Most major jurisdictions in the world at present do not have laws that specifically regulate Big Data.
In the United States, there is no overarching or single data protection or privacy law[xxvi]. Instead, any company or organization looking to engage in Big Data activities must comply with a range of different regulations-including sector specific privacy laws that govern the data involved in their operations, contractual requirements, and other industry and / or region-specific regulations that are applicable to these businesses. This is termed as patchwork laws and can be seen many other jurisdictions as well[xxvii]. In the United States, at the federal level, the U.S. Federal Trade Commission (FTC) has the power to enforce data protection regulations, however due to its federalist structure, the actual enforceability is in doubt and most regulations are mostly at the state level leading to even more confusion as many a time various state regulations are incompatible with each other, hindering the way in which companies across state lines operate[xxviii]. Organisations engaging in Big Data activities also need to ensure that they are compliant with any industry or region specific regulations such as the Health Insurance Portability and Accountability Act (HIPAA) which governs the use of “Protected Health Information”, the Children’s Online Privacy Protection Act, the Computer Fraud and Abuse Act and region specific regulations include the Massachusetts Data Security regulations and the California Online Privacy Protection Act[xxix]. However, there have been various committees and recommendations pushing for a comprehensive all-encompassing national data privacy legislation[xxx].

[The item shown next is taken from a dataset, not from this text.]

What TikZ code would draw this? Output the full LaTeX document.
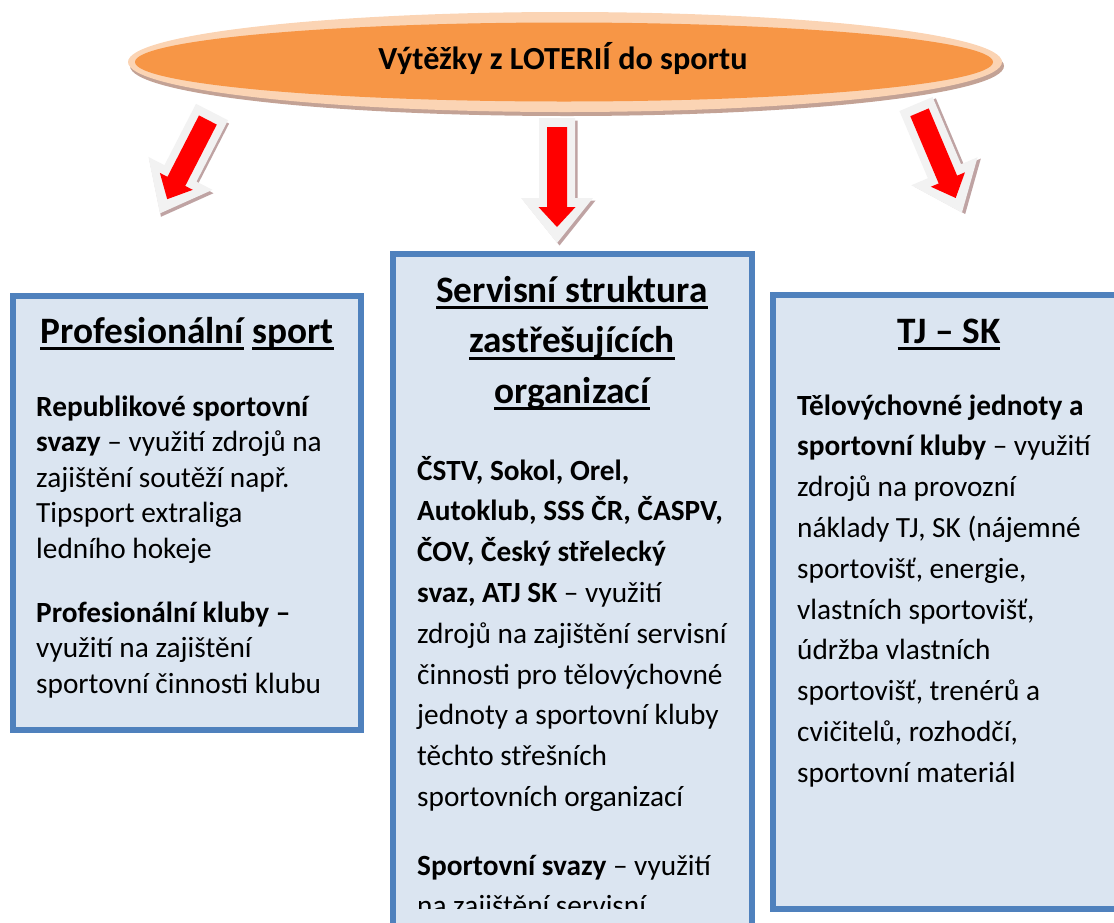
\documentclass[tikz,border=0pt]{standalone}
\usepackage{fontspec}
\setmainfont{Carlito}
\usetikzlibrary{shapes.geometric}
\definecolor{boxfill}{HTML}{DBE5F1}
\definecolor{boxline}{HTML}{4F81BD}
\definecolor{ellorange}{HTML}{F79646}
\definecolor{ellrim}{HTML}{FBD4B4}
\definecolor{ellshadow}{HTML}{C3A295}
\definecolor{arrgray}{HTML}{F2F2F2}
\definecolor{arrshadow}{HTML}{BFA3A3}
\definecolor{arrred}{HTML}{FF0000}
\newcommand\ulw[1]{\setbox0\hbox{#1}\rlap{\rule[-7pt]{\wd0}{3pt}}\box0}
\newcommand\blkarrow[4]{%
  \begin{scope}[shift={(#2)},rotate=#3]
    \coordinate (#1) at (0,0);
    \fill[arrshadow] (-15.5,2.5) -- (20.5,2.5) -- ({20.5},{#4-42.5}) -- (38.5,{#4-42.5}) -- (2.5,{#4+2.5}) -- (-33.5,{#4-42.5}) -- (-15.5,{#4-42.5}) -- cycle;
    \fill[arrgray] (-18,0) -- (18,0) -- (18,{#4-45}) -- (36,{#4-45}) -- (0,{#4}) -- (-36,{#4-45}) -- (-18,{#4-45}) -- cycle;
    \fill[arrred] (-10,9) -- (10,9) -- (10,{#4-36}) -- (18.5,{#4-36}) -- (0,{#4-16}) -- (-18.5,{#4-36}) -- (-10,{#4-36}) -- cycle;
  \end{scope}}
\tikzset{
  box/.style={rectangle, draw=boxline, fill=boxfill, line width=6pt, inner sep=0pt},
  body/.style={inner sep=0pt, anchor=base west, font=\fontsize{29.3}{35.6}\selectfont},
  bodyw/.style={inner sep=0pt, anchor=base west, font=\fontsize{29.3}{40.8}\selectfont},
  head/.style={inner sep=0pt, anchor=base, font=\bfseries\fontsize{37.3}{50.5}\selectfont},
}
\begin{document}
\begin{tikzpicture}[x=1pt,y=-1pt]
\useasboundingbox (0,0) rectangle (1114,922);
\clip (0,0) rectangle (1114,922);
% ellipse
\node[ellipse, fill=ellshadow, minimum width=874, minimum height=100, inner sep=0pt] (ellsh) at (567,66) {};
\node[ellipse, fill=ellrim, minimum width=874, minimum height=100, inner sep=0pt] (ellrim) at (565,62) {};
\node[ellipse, fill=ellorange, minimum width=858, minimum height=79, inner sep=0pt] (ell) at (564,62) {};
\node[inner sep=0pt, anchor=base, font=\bfseries\fontsize{32.2}{38}\selectfont] (title) at (563,69) {Výtěžky z LOTERIÍ do sportu};
% arrows
\blkarrow{arrL}{212,112}{-27.2}{114}
\blkarrow{arrM}{557,118}{0}{125}
\blkarrow{arrR}{916,104}{22.9}{118}
% boxes
\node[box, minimum width=348, minimum height=434] (boxL) at (187,513) {};
\node[box, minimum width=359, minimum height=746] (boxM) at (572.5,627) {};
\node[box, minimum width=355, minimum height=614] (boxR) at (950.5,602) {};
% left box text
\node[head] (hL) at (187,343) {\ulw{Profesionální}\hskip 8.4pt\ulw{sport}};
\node[body] (pL1) at (36,416) {\begin{tabular}[t]{@{}l@{}}\textbf{Republikové sportovní}\\\textbf{svazy} – využití zdrojů na\\zajištění soutěží např.\\Tipsport extraliga\\ledního hokeje\end{tabular}};
\node[body] (pL2) at (36,622) {\begin{tabular}[t]{@{}l@{}}\textbf{Profesionální kluby –}\\využití na zajištění\\sportovní činnosti klubu\end{tabular}};
% middle box text
\node[head] (hM) at (572,302) {\begin{tabular}[t]{@{}c@{}}\ulw{Servisní struktura}\\\ulw{zastřešujících}\\\ulw{organizací}\end{tabular}};
\node[bodyw] (pM1) at (417,480) {\begin{tabular}[t]{@{}l@{}}\textbf{ČSTV, Sokol, Orel,}\\\textbf{Autoklub, SSS ČR, ČASPV,}\\\textbf{ČOV, Český střelecký}\\\textbf{svaz, ATJ SK} – využití\\zdrojů na zajištění servisní\\činnosti pro tělovýchovné\\jednoty a sportovní kluby\\těchto střešních\\sportovních organizací\end{tabular}};
\begin{scope}
\clip (395,850) rectangle (750,908);
\node[bodyw] (pM2) at (417,875) {\begin{tabular}[t]{@{}l@{}}\textbf{Sportovní svazy} – využití\\na zajištění servisní\end{tabular}};
\end{scope}
% right box text
\node[head] (hR) at (949,343) {\ulw{TJ – SK}};
\node[bodyw] (pR1) at (797,415) {\begin{tabular}[t]{@{}l@{}}\textbf{Tělovýchovné jednoty a}\\\textbf{sportovní kluby} – využití\\zdrojů na provozní\\náklady TJ, SK (nájemné\\sportovišť, energie,\\vlastních sportovišť,\\údržba vlastních\\sportovišť, trenérů a\\cvičitelů, rozhodčí,\\sportovní materiál\end{tabular}};
\end{tikzpicture}
\end{document}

In 2018, the European Union (EU) replaced the earlier EU Data Protection Directive with General Data Protection Regulation (GDPR). The GDPR lays down a baseline set of standards that companies dealing with data of EU citizens will have to comply with including requiring the consent of data subjects for processing of their information, anonymizing the data collected to protect privacy of data subjects, providing data breach notifications, provisions for safe transfer of data across borders, mandated requirements for companies to appoint a data protection officer to oversee GDPR compliance[xxxi].The GDPR is acknowledged as the most comprehensive data protection law currently in the world, due to a number of factors, the most significant of which is that the GDPR is not just applicable to organisation operating in the EU but rather takes a sweeping approach in that it protects all data of EU citizens even when such information is processed by a foreign organization i.e. the criteria isn’t limited to those organisations operating in Europe but includes all organisations that handle and process data of EU citizens (including those based and operating overseas).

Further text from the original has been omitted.